Turns out, things could seem to go wrong, but in the end, they turned out oh so right. I didn’t make the cake portion as directed—I changed ingredients, made some substitutions—and it was amazing. The cream cheese frosting, though—I made that exactly the way the recipe was written, and that frosting recipe yielded the absolute most amazingly rich frosting I have ever had in my life. In fact, it was so rich that I’m going to have to try a less calorie laden way to make it in the future. The butter, the cream cheese…it nearly gave me a heart attack just putting it into the bowl.
In the end, the consensus was that this was absolutely the best carrot cake any of us had ever had. This one is getting reserved for the most special of occasions, and even then—given how rich, moist, and utterly decadent this cake was, I’ll probably bake it up in cupcake form, or work to make it much more low calorie with some healthier substitutions.
Forgive me for not reproducing the recipes here, but, well, it’s just not good manners, since they deserve all the credit they can get. I simply didn’t have to tweak, rearrange, or add much at all. You can find the original recipes for the cake , buttermilk glaze, and cream cheese frosting on My Recipes, Southern Living’s repository for their and sister publications’ recipes.
What I did differently:
When baking the cake, I changed the carrots, pineapple, and walnuts to : 2 ¼ cups carrots, shredded—about 5 medium carrots; 1 cup pineapple tidbits, well drained; ¾ cup chopped and toasted walnuts, toasted; and I added ¼ cup shredded and toasted coconut and 1/3 cup raisins.

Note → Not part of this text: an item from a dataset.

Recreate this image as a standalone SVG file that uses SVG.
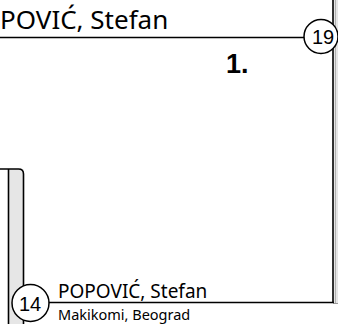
<svg xmlns="http://www.w3.org/2000/svg" width="338" height="324" viewBox="0 0 338 324">
  <style>
    .ln { stroke: #000; stroke-width: 1.6; fill: none; }
    .strip { fill: #e6e6e6; }
    .badge circle { fill: #fff; stroke: #000; stroke-width: 1.5; }
    .badge text { font-family: "Liberation Sans", Arial, sans-serif; font-size: 20px; text-anchor: middle; fill: #000; }
    .name { font-family: "Noto Sans", "DejaVu Sans", sans-serif; fill: #000; }
    .num { font-family: "Liberation Sans", Arial, sans-serif; font-weight: bold; font-size: 27px; fill: #000; }
  </style>
  <rect width="338" height="324" fill="#fff"/>
  <g id="lane-right">
    <rect class="strip" x="333" y="-2" width="7" height="305"/>
    <line x1="335.5" y1="-2" x2="335.5" y2="303" stroke="#b0b0b0" stroke-width="1"/>
    <line x1="333" y1="303.5" x2="338" y2="303.5" stroke="#999" stroke-width="1"/>
    <line class="ln" x1="333" y1="-2" x2="333" y2="303"/>
  </g>
  <g id="lane-left">
    <rect class="strip" x="8.5" y="169" width="15" height="160"/>
    <path class="ln" d="M -10 169 H 18.5 Q 23.5 169 23.5 174 V 330"/>
    <line class="ln" x1="8.5" y1="169" x2="8.5" y2="330"/>
  </g>
  <g id="connectors">
    <line class="ln" x1="-2" y1="37.5" x2="304" y2="37.5"/>
    <line class="ln" x1="48" y1="302.5" x2="333.8" y2="302.5"/>
  </g>
  <g id="node-top">
    <text class="name" x="0" y="28.5" font-size="26">POVIĆ, Stefan</text>
    <text class="num" x="226" y="73">1.</text>
  </g>
  <g id="badge-19" class="badge">
    <circle cx="321" cy="36.5" r="17"/>
    <text x="323" y="43.5">19</text>
  </g>
  <g id="node-bottom">
    <text class="name" x="58" y="298" font-size="19">POPOVIĆ, Stefan</text>
    <text class="name" x="58" y="319.5" font-size="14.5">Makikomi, Beograd</text>
  </g>
  <g id="badge-14" class="badge">
    <circle cx="30.5" cy="303" r="18.5"/>
    <text x="30" y="311">14</text>
  </g>
</svg>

I used the exact same dry ingredients for which the original recipe called.
But I did use a vinegar/ milk substitution for the buttermilk with the wet ingredients.
The batter was fairly thin, but all the cinnamon made it smell wonderful.

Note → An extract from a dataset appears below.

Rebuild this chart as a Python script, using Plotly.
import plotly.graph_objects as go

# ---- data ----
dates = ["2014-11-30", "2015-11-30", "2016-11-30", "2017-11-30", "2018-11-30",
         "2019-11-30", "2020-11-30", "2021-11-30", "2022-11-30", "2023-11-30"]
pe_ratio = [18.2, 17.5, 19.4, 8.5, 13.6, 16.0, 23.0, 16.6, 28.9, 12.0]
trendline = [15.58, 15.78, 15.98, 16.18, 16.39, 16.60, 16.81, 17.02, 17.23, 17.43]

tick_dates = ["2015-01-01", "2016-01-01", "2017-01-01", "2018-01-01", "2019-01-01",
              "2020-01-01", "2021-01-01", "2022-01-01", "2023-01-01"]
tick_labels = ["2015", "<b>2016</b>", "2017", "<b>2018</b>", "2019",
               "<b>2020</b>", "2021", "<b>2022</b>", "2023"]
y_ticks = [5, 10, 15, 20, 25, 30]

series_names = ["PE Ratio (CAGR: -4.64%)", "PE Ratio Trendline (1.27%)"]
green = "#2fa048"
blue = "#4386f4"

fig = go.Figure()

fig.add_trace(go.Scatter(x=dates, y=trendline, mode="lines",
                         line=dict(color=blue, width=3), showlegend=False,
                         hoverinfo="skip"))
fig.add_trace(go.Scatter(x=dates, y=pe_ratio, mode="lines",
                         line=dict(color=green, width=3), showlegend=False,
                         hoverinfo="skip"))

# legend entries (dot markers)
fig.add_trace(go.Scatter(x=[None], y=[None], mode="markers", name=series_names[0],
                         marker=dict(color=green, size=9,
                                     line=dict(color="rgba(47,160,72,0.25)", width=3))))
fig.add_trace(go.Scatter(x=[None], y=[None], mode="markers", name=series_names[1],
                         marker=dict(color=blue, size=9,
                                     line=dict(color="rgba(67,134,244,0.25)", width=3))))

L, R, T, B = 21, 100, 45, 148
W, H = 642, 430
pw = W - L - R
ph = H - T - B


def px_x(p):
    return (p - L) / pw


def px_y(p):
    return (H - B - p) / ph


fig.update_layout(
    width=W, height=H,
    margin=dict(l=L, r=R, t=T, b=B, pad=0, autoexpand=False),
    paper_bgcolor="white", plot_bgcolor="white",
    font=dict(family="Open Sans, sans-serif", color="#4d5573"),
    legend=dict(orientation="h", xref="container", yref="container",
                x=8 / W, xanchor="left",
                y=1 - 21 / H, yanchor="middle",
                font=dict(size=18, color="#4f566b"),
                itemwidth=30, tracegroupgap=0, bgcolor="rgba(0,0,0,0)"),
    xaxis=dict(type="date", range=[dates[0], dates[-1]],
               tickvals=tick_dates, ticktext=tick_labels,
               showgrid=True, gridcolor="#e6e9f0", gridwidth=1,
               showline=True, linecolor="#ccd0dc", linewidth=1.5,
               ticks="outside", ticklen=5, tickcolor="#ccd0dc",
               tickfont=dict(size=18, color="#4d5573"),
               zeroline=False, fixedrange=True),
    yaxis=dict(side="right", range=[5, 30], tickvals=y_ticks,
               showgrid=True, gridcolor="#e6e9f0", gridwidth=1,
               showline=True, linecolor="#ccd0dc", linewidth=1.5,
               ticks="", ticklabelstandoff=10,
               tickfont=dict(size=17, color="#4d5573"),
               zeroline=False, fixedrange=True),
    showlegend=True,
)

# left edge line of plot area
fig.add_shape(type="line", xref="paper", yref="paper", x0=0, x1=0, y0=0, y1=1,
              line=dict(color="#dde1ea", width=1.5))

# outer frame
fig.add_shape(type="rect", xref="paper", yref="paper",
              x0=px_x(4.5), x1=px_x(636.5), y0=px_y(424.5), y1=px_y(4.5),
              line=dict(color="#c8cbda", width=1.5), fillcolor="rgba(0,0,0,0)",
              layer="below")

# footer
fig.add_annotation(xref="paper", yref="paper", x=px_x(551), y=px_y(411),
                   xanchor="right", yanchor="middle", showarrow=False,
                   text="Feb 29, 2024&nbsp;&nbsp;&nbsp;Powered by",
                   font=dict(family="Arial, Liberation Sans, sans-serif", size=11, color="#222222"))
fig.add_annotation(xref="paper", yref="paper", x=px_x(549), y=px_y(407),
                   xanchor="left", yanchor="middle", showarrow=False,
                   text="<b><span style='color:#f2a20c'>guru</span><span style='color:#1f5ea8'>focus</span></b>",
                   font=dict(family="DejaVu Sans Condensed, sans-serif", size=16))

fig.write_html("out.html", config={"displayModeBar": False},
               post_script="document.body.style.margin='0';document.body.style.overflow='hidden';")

And the fruits and nuts were easily folded into the batter.
I used 2 9-inch pans instead of 3, and the original instructions suggested that the pans be lined with paper, which I didn’t do because I’ve had problems with parchment paper burning in the oven; however, I think if you’ve worked with parchment paper successfully before, then you should go for it because the cake is super moist and sticky.

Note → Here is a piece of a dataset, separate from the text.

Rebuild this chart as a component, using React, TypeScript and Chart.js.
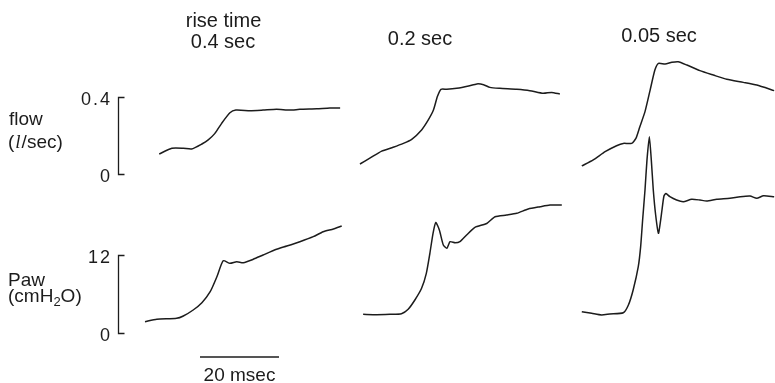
import React, { useEffect, useRef } from "react";
import { Chart, registerables } from "chart.js";
Chart.register(...registerables);

// ---- data (time in msec from start of each trace window) ----
const riseTimes = ["0.4 sec", "0.2 sec", "0.05 sec"];
const flowTicks = [0, 0.4];
const pawTicks = [0, 12];
const scaleBarMsec = 20;

// rise time 0.4 sec
const flow1T = [3.6, 6.8, 9.7, 11.8, 14.4, 16.0, 17.7, 19.4, 21.5, 23.0, 26.6, 29.9, 33.3, 36.7, 39.2, 43.5, 46.8, 49.4];
const flow1V = [0.104, 0.134, 0.134, 0.130, 0.156, 0.177, 0.211, 0.263, 0.318, 0.332, 0.329, 0.332, 0.336, 0.332, 0.336, 0.339, 0.343, 0.343];
const paw1T = [0, 3.0, 8.0, 9.7, 12.2, 14.4, 16.5, 18.2, 19.8, 21.5, 23.2, 24.9, 27.4, 29.9, 33.3, 35.9, 39.2, 42.6, 45.1, 47.7, 49.8];
const paw1P = [1.74, 2.11, 2.26, 2.62, 3.54, 4.66, 6.35, 8.66, 11.12, 10.72, 10.97, 10.82, 11.34, 12.0, 12.88, 13.38, 14.05, 14.82, 15.58, 16.0, 16.46];

// rise time 0.2 sec
const flow2T = [0.5, 3.0, 6.0, 8.9, 11.5, 13.6, 16.1, 17.8, 19.1, 20.1, 21.0, 22.5, 25.0, 28.0, 30.1, 31.8, 33.4, 35.9, 40.2, 43.5, 46.9, 49.0, 51.1];
const flow2V = [0.052, 0.082, 0.119, 0.139, 0.159, 0.180, 0.229, 0.281, 0.332, 0.402, 0.440, 0.440, 0.445, 0.457, 0.468, 0.464, 0.450, 0.445, 0.440, 0.433, 0.419, 0.424, 0.416];
const paw2T = [1.3, 4.7, 8.1, 11.0, 12.7, 14.4, 16.1, 17.3, 18.2, 19.0, 19.7, 20.6, 21.6, 22.5, 23.3, 24.6, 25.8, 27.5, 29.6, 32.6, 34.7, 37.6, 40.2, 43.1, 46.1, 48.6, 51.6];
const paw2P = [2.88, 2.82, 2.88, 2.97, 3.65, 5.08, 6.88, 9.18, 12.26, 15.34, 17.0, 15.85, 13.54, 13.03, 14.05, 13.89, 14.05, 15.08, 16.26, 16.85, 17.89, 18.15, 18.42, 19.08, 19.43, 19.69, 19.69];

// rise time 0.05 sec
const flow3T = [0.2, 3.1, 6.1, 9.0, 10.7, 12.8, 13.9, 14.9, 16.2, 17.5, 18.7, 19.6, 21.3, 23.0, 24.6, 26.8, 30.1, 33.5, 36.9, 41.1, 44.5, 48.9];
const flow3V = [0.042, 0.073, 0.116, 0.147, 0.159, 0.159, 0.185, 0.246, 0.324, 0.436, 0.540, 0.575, 0.571, 0.580, 0.583, 0.566, 0.537, 0.514, 0.492, 0.476, 0.462, 0.433];
const paw3T = [0.2, 2.7, 5.2, 7.3, 10.7, 12.0, 13.2, 14.5, 15.1, 15.6, 16.2, 16.7, 17.3, 17.8, 18.3, 18.9, 19.6, 20.1, 20.5, 21.0, 21.5, 22.5, 24.2, 25.9, 28.0, 30.1, 31.8, 34.4, 37.7, 40.3, 42.8, 44.5, 46.2, 48.9];
const paw3P = [3.28, 3.03, 2.77, 2.92, 3.12, 4.31, 6.62, 10.2, 13.28, 17.38, 22.0, 26.6, 30.2, 26.6, 22.0, 18.15, 15.34, 17.08, 18.92, 21.08, 21.46, 20.97, 20.46, 20.2, 20.57, 20.46, 20.31, 20.57, 20.72, 20.97, 21.08, 20.72, 21.12, 20.97];

// ---- layout ----
const W = 775;
const H = 383;
const PX_PER_MSEC = 3.95;
const panelOffset = [36.71, 90.63, 147.09]; // msec position of each panel on the figure's time axis
const scaleBarStart = 50.63; // msec
const INK = "#1c1c1c";
const FONT = "'Liberation Sans', Arial, sans-serif";

function series(t: number[], v: number[], off: number) {
  return t.map((x, i) => ({ x: x + off, y: v[i] }));
}

const decorations = {
  id: "decorations",
  afterDraw(chart: any) {
    const ctx = chart.ctx as CanvasRenderingContext2D;
    const xs = chart.scales.x;
    const yf = chart.scales.yFlow;
    const yp = chart.scales.yPaw;
    ctx.save();
    ctx.fillStyle = INK;
    ctx.strokeStyle = INK;
    ctx.textBaseline = "alphabetic";

    // titles
    ctx.font = `20px ${FONT}`;
    ctx.textAlign = "center";
    ctx.fillText("rise time", 223.5, 27);
    ctx.fillText(riseTimes[0], 223, 48);
    ctx.fillText(riseTimes[1], 420, 45);
    ctx.fillText(riseTimes[2], 659, 42);

    // bracket axes
    const bx = 118.5;
    const drawBracket = (scale: any, ticks: number[]) => {
      const yTop = Math.round(scale.getPixelForValue(ticks[1])) + 0.5;
      const yBot = Math.round(scale.getPixelForValue(ticks[0])) + 0.5;
      ctx.lineWidth = 1.3;
      ctx.beginPath();
      ctx.moveTo(bx + 6, yTop);
      ctx.lineTo(bx, yTop);
      ctx.lineTo(bx, yBot);
      ctx.lineTo(bx + 6, yBot);
      ctx.stroke();
      ctx.font = `18px ${FONT}`;
      ctx.textAlign = "right";
      (ctx as any).letterSpacing = "2px";
      ctx.fillText(String(ticks[1]), 112, yTop + 7);
      ctx.fillText(String(ticks[0]), 112, yBot + 7);
      (ctx as any).letterSpacing = "0px";
    };
    drawBracket(yf, flowTicks);
    drawBracket(yp, pawTicks);

    // axis titles
    ctx.textAlign = "left";
    ctx.font = `19px ${FONT}`;
    ctx.fillText("flow", 9, 125);
    let x = 8;
    ctx.fillText("(", x, 148);
    x += ctx.measureText("(").width + 1;
    ctx.font = `italic 19px 'Liberation Serif', serif`;
    ctx.fillText("l", x, 148);
    x += ctx.measureText("l").width + 1;
    ctx.font = `19px ${FONT}`;
    ctx.fillText("/sec)", x, 148);

    ctx.fillText("Paw", 8, 286);
    x = 8;
    ctx.fillText("(cmH", x, 302);
    x += ctx.measureText("(cmH").width;
    ctx.font = `13px ${FONT}`;
    ctx.fillText("2", x, 306);
    x += ctx.measureText("2").width;
    ctx.font = `19px ${FONT}`;
    ctx.fillText("O)", x, 302);

    // time scale bar
    const x0 = xs.getPixelForValue(scaleBarStart);
    const x1 = xs.getPixelForValue(scaleBarStart + scaleBarMsec);
    ctx.lineWidth = 1.3;
    ctx.beginPath();
    ctx.moveTo(x0, 357);
    ctx.lineTo(x1, 357);
    ctx.stroke();
    ctx.textAlign = "center";
    ctx.fillText(`${scaleBarMsec} msec`, (x0 + x1) / 2, 381);
    ctx.restore();
  },
};

export default function App() {
  const ref = useRef<HTMLCanvasElement | null>(null);
  useEffect(() => {
    if (!ref.current) return;
    const flowMin = (174 - H) / 192.5;
    const flowMax = 174 / 192.5;
    const pawMin = (333 - H) / 6.5;
    const pawMax = 333 / 6.5;
    const traces = [
      { t: flow1T, v: flow1V, p: 0, axis: "yFlow" },
      { t: paw1T, v: paw1P, p: 0, axis: "yPaw" },
      { t: flow2T, v: flow2V, p: 1, axis: "yFlow" },
      { t: paw2T, v: paw2P, p: 1, axis: "yPaw" },
      { t: flow3T, v: flow3V, p: 2, axis: "yFlow" },
      { t: paw3T, v: paw3P, p: 2, axis: "yPaw" },
    ];
    const chart = new Chart(ref.current, {
      type: "line",
      data: {
        datasets: traces.map((tr) => ({
          data: series(tr.t, tr.v, panelOffset[tr.p]),
          yAxisID: tr.axis,
          borderColor: INK,
          borderWidth: 1.5,
          pointRadius: 0,
          tension: 0.2,
          fill: false,
        })),
      },
      options: {
        animation: false,
        responsive: false,
        devicePixelRatio: 1,
        layout: { padding: 0 },
        plugins: { legend: { display: false }, tooltip: { enabled: false }, title: { display: false } },
        scales: {
          x: { type: "linear", min: 0, max: W / PX_PER_MSEC, display: false },
          yFlow: { type: "linear", position: "left", min: flowMin, max: flowMax, display: false },
          yPaw: { type: "linear", position: "left", min: pawMin, max: pawMax, display: false },
        },
      },
      plugins: [decorations],
    });
    return () => chart.destroy();
  }, []);
  return (
    <div style={{ position: "absolute", left: 0, top: 0, width: W, height: H, background: "#fff" }}>
      <canvas ref={ref} width={W} height={H} style={{ display: "block" }} />
    </div>
  );
}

I baked my layers for 30 minutes, then placed tin foil over the tops to keep them from browning too much, and took them out after 40 minutes.
I used a milk/ vinegar substitution for the buttermilk in both the cake and the glaze. My suggestion–do what they say and use buttermilk–my glaze ended up with clumps that had to be seived out.
Now, I have to tell you, I let mine sit in the pans for over an hour after pouring the glaze over them because I was feeding the munchkin lunch when the timer beeped. I should’ve just let her make a mess. When I got around to taking them out during her nap, I discovered that the sticky glaze had adhered them to the pans. Easy fix though—I set them in the sink in about an inch of super-hot water for a couple of minutes, and they slid out with minimal effort and only a little damage.
After I removed the cakes, I let them cool for another 15 minutes, and then frosted them. I’m terrible at frosting cakes, so I don’t know if your experience will jive with mine, but I had about ¾ to 1 cup leftover after frosting this cake. Of course, that’s probably because there were supposed to be three layers, not two.
Now, make the cake, and nvite some people over.
And, for heaven’s sake, send ’em home with leftovers so you don’t eat the rest yourself!